Middlesbrough`s iconic Transporter Bridge (below) has been given a new lease of life, following the replacement of its original electric motor and drive system after nearly a century of service.

The bridge – only working structure of its type in England – connects Middlesbrough to Port Clarence on the banks of the River Tees. It was built in 1910 to replace a steam ferry and carries passengers and vehicles across the river in a suspended gondola. A transporter bridge was chosen because Parliament decreed that the new method of crossing the river had to avoid disrupting shipping.

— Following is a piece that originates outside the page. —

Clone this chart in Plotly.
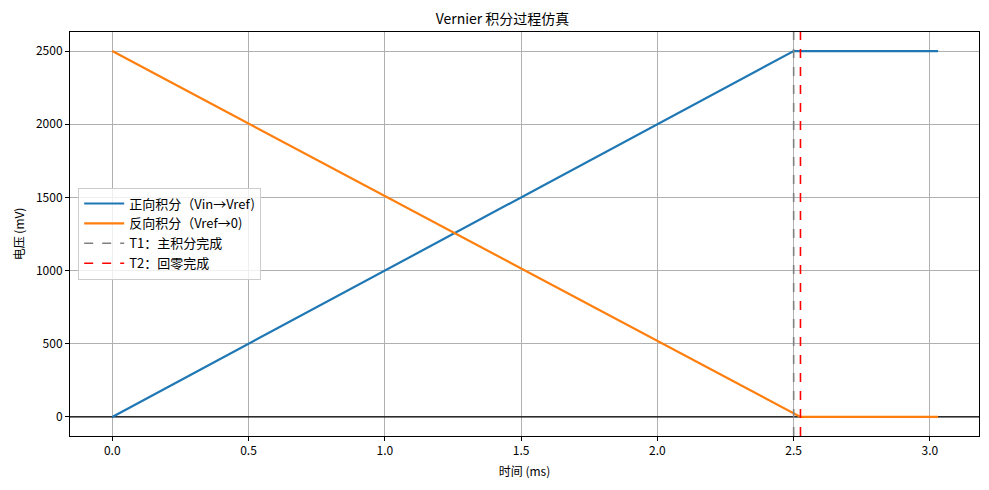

In May 2010, the bridge was shut down to allow the original electric motors and drive system to be replaced in time for its centenary celebrations in 2011. The work was designed to enhance the bridge`s reliability and safety, while cutting the time it needs to be closed for routine maintenance. In addition, the new motor/drive system will allow the bridge to be operated safely in higher wind speeds than before.

The new motors were supplied and installed by Deritend RMB. They consist of three high-efficiency 45kW four-pole machines (one of which is a spare) from WEG’s W22 range. The motors are equipped with 1,024 pulse/rev encoders and are controlled by two WEG CFW-11 inverters.

The new drive system was designed to allow the existing, listed drive to remain in its entirety. Only the bolts on the motor couplings needed to be disconnected. The photograph above shows the original motor in the foreground and its modern replacement in the background.

“One of the main criteria within the tender document was for the original drive system to remain in place and recognise the heritage status of the site and treat it accordingly,” explains Deritend’s operations manager, Mark Westwood. “We achieved this by designing a bespoke solution which is built around the existing equipment and the ‘old to new’ concept is clearly visible.”